TASK TO COMPLETE: Your task is to retype the lines from the opening of the material through the line that includes "20, 25, 30];". Do not copy the pictures.

RECORDS TO PROCESS:

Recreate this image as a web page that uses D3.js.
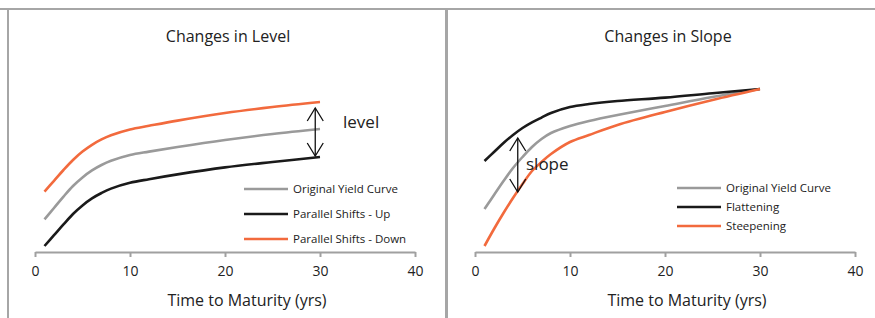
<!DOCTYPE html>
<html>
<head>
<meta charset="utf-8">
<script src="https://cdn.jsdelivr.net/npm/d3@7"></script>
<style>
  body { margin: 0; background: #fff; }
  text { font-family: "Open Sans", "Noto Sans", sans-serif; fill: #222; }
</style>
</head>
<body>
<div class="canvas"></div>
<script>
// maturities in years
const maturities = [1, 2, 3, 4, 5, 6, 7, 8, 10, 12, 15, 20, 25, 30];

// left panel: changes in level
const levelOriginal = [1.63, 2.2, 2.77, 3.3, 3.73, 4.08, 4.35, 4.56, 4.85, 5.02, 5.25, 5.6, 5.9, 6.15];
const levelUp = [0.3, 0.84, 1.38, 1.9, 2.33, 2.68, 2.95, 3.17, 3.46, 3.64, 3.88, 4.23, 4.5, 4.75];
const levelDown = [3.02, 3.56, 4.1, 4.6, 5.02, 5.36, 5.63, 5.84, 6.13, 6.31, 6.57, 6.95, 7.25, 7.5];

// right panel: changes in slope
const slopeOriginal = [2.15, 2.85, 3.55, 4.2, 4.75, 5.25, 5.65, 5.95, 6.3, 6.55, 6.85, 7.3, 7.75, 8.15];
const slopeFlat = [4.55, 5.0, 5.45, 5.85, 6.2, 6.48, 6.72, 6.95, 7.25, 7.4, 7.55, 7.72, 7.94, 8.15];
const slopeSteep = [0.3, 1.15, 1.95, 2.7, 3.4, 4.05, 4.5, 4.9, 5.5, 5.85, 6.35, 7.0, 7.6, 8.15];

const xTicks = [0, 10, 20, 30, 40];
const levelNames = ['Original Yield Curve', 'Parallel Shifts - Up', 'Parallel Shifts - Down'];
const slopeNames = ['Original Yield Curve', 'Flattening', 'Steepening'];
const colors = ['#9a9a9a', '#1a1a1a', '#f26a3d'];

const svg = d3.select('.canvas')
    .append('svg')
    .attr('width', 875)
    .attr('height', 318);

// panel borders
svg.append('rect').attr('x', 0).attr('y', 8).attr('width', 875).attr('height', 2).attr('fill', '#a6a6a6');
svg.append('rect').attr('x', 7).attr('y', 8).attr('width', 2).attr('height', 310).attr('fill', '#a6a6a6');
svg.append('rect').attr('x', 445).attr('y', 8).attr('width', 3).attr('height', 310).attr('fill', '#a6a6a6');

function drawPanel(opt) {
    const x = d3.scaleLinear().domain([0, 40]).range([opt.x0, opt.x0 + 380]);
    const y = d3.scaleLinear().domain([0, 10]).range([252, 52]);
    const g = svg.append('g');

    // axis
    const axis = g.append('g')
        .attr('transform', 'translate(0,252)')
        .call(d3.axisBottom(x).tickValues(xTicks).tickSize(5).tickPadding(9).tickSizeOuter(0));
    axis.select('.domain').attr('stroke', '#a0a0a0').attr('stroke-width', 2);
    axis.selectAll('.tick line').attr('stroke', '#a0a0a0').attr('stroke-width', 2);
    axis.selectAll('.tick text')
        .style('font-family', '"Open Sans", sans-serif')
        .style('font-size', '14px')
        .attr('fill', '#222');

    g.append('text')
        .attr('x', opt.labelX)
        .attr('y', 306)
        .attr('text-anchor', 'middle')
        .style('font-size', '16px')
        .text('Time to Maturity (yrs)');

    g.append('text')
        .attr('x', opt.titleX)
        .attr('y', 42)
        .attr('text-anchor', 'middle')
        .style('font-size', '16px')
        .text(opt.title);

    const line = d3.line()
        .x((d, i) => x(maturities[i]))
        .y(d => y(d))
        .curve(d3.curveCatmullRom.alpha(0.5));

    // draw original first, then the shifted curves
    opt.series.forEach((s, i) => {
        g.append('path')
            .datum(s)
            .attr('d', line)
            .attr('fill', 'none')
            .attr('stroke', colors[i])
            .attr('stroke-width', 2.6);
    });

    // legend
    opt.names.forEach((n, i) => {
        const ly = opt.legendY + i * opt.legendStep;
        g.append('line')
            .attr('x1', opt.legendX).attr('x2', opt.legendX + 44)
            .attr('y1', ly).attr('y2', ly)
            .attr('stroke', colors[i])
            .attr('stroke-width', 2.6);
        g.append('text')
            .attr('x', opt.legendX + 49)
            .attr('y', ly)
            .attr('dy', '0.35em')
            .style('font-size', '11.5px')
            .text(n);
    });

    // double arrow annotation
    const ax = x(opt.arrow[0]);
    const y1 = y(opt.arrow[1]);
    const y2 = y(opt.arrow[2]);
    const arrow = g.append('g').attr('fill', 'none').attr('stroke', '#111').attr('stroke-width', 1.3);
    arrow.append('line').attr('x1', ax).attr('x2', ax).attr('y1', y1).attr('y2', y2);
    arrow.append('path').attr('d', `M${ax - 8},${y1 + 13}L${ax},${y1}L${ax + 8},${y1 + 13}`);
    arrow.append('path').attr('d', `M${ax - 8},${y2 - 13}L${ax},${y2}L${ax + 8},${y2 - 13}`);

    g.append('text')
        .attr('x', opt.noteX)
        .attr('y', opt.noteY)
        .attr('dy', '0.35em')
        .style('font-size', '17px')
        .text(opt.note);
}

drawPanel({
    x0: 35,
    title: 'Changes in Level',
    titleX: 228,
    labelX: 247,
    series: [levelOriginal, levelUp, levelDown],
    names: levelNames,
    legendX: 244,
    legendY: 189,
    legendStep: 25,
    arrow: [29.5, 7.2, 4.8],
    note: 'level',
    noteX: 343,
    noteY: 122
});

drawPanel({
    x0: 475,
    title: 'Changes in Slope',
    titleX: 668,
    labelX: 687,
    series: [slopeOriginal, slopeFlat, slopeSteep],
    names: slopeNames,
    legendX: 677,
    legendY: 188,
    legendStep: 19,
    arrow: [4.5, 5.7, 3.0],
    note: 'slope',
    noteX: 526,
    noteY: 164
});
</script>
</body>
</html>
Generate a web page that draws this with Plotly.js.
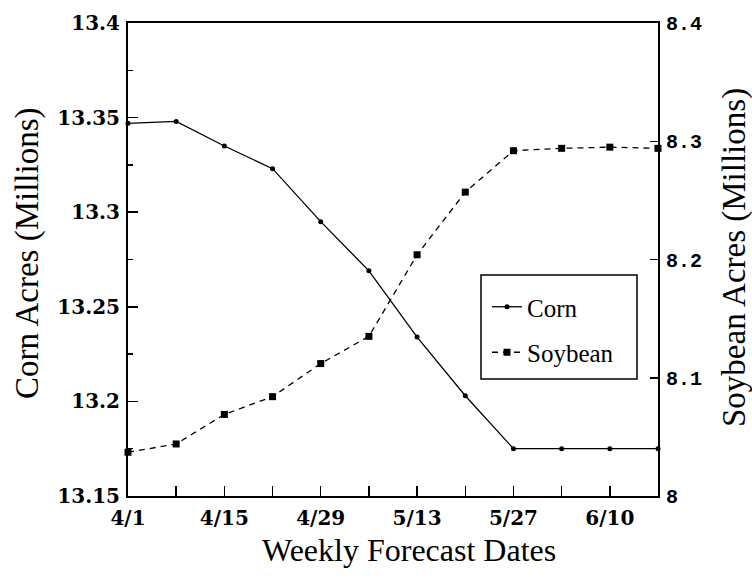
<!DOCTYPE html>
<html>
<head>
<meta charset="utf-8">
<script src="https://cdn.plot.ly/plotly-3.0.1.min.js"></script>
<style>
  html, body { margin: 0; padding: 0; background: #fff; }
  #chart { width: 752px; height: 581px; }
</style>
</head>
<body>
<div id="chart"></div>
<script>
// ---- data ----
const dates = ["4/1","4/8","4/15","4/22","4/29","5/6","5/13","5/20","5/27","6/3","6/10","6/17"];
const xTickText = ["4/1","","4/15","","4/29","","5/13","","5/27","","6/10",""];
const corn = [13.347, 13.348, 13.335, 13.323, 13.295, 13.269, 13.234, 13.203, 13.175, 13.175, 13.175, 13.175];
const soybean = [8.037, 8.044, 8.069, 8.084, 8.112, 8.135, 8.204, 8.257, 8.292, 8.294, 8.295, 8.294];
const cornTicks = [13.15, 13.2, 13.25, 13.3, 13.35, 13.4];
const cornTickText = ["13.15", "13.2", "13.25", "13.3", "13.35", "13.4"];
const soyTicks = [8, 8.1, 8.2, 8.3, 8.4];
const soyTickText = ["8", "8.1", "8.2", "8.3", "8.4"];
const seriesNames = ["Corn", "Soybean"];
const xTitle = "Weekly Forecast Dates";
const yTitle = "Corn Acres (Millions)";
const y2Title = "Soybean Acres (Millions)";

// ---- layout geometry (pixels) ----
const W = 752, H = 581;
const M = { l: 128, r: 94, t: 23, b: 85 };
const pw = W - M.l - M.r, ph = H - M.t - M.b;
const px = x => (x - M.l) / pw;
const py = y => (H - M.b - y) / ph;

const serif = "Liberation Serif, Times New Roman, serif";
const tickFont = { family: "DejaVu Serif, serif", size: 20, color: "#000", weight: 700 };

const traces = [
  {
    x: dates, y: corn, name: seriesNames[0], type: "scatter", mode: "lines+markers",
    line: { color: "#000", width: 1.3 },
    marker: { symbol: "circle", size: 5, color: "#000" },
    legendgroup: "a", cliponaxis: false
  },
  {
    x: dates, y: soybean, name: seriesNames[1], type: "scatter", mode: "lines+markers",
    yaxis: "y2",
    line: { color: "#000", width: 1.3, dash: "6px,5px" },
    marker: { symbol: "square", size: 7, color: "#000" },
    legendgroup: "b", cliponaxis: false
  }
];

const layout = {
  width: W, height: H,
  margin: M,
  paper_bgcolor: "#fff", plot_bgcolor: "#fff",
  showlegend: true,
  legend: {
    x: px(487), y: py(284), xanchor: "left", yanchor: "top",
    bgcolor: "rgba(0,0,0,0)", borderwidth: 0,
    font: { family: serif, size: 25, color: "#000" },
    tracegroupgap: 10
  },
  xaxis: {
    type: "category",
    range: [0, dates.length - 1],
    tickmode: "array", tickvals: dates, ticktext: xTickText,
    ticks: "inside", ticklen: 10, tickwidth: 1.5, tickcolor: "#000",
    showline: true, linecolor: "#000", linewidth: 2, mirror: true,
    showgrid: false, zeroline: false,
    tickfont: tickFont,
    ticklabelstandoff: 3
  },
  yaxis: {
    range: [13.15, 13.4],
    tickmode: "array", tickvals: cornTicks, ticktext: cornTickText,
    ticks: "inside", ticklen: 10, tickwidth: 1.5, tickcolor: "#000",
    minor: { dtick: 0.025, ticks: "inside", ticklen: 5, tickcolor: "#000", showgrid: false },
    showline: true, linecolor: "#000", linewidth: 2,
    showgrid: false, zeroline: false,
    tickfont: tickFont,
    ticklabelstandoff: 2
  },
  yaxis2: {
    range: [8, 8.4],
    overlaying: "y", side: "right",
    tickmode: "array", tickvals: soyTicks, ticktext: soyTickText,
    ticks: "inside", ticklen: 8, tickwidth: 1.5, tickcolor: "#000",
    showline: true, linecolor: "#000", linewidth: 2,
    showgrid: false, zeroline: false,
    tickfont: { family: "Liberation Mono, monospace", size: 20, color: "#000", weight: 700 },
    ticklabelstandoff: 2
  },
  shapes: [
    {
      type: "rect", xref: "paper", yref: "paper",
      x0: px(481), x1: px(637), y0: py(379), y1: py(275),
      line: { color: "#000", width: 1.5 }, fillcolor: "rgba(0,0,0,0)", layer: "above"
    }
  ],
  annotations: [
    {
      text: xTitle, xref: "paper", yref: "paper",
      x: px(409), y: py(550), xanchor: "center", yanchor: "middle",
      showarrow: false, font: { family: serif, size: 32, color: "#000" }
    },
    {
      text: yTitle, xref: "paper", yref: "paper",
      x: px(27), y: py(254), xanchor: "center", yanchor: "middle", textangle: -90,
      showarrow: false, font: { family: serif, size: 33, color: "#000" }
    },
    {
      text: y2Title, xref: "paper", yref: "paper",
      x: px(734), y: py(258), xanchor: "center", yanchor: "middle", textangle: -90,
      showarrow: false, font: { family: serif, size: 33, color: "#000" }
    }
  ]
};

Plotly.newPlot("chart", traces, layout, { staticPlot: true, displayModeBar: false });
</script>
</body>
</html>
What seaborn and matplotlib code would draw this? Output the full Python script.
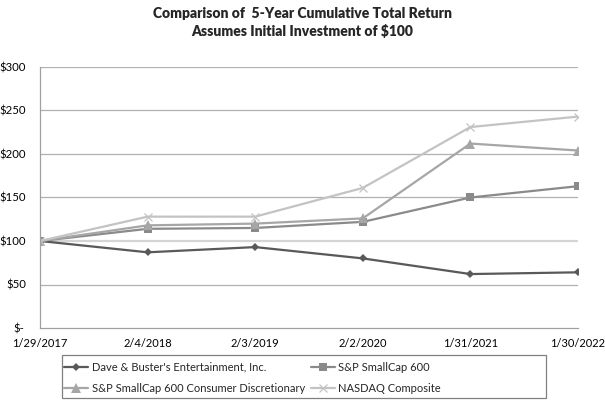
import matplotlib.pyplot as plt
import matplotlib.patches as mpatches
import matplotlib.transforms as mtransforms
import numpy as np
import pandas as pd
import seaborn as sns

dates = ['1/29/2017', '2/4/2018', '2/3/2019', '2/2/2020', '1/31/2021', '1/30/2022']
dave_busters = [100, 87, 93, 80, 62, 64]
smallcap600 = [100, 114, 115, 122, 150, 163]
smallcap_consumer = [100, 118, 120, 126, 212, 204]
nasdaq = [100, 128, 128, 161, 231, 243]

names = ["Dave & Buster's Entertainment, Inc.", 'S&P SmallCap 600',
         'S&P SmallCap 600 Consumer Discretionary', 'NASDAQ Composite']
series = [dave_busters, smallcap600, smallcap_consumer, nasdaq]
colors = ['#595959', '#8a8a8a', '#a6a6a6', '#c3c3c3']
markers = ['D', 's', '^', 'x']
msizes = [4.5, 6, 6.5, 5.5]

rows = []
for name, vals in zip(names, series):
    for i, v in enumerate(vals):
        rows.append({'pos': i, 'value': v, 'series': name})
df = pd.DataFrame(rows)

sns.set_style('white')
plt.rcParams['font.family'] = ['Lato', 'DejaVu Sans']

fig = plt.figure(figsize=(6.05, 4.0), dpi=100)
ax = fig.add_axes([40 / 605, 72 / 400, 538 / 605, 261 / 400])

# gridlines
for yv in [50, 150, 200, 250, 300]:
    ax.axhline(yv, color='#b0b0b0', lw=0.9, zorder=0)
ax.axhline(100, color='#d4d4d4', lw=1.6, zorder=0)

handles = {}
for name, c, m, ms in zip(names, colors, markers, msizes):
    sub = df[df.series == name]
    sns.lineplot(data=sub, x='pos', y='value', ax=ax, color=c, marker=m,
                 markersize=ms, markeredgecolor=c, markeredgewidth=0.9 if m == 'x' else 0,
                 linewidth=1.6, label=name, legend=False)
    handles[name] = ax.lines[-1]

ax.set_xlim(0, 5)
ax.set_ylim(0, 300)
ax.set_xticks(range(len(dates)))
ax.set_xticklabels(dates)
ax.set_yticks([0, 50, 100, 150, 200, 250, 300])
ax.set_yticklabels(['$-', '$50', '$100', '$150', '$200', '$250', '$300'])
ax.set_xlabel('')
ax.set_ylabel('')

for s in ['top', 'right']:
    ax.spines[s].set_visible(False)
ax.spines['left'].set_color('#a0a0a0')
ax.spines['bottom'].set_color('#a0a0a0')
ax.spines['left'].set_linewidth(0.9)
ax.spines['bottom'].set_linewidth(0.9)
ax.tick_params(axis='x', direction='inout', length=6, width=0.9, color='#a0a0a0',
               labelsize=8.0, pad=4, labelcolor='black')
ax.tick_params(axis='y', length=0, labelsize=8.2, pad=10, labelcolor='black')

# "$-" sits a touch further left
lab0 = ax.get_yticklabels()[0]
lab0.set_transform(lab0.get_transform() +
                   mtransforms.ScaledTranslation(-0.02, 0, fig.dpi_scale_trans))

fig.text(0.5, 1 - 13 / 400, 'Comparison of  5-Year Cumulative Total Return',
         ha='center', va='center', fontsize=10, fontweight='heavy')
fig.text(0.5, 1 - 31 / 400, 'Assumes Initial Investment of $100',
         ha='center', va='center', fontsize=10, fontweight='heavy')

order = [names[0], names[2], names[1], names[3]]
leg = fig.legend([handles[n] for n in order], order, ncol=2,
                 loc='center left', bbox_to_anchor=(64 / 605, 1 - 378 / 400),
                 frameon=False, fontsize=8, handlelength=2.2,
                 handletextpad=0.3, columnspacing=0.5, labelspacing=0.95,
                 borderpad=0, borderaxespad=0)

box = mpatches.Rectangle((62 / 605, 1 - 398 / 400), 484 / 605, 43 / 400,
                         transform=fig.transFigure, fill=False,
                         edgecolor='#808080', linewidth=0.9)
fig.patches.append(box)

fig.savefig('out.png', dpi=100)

RESPONSE TO THIS TASK:
Recreate this image as a web page that uses D3.js.
<!DOCTYPE html>
<html>
<head>
<meta charset="utf-8">
<script src="https://cdn.jsdelivr.net/npm/d3@7"></script>
<style>
  body { margin: 0; background: #fff; }
  text { font-family: "Open Sans", "Noto Sans", sans-serif; fill: #222; }
</style>
</head>
<body>
<div class="canvas"></div>
<script>
// maturities in years
const maturities = [1, 2, 3, 4, 5, 6, 7, 8, 10, 12, 15, 20, 25, 30];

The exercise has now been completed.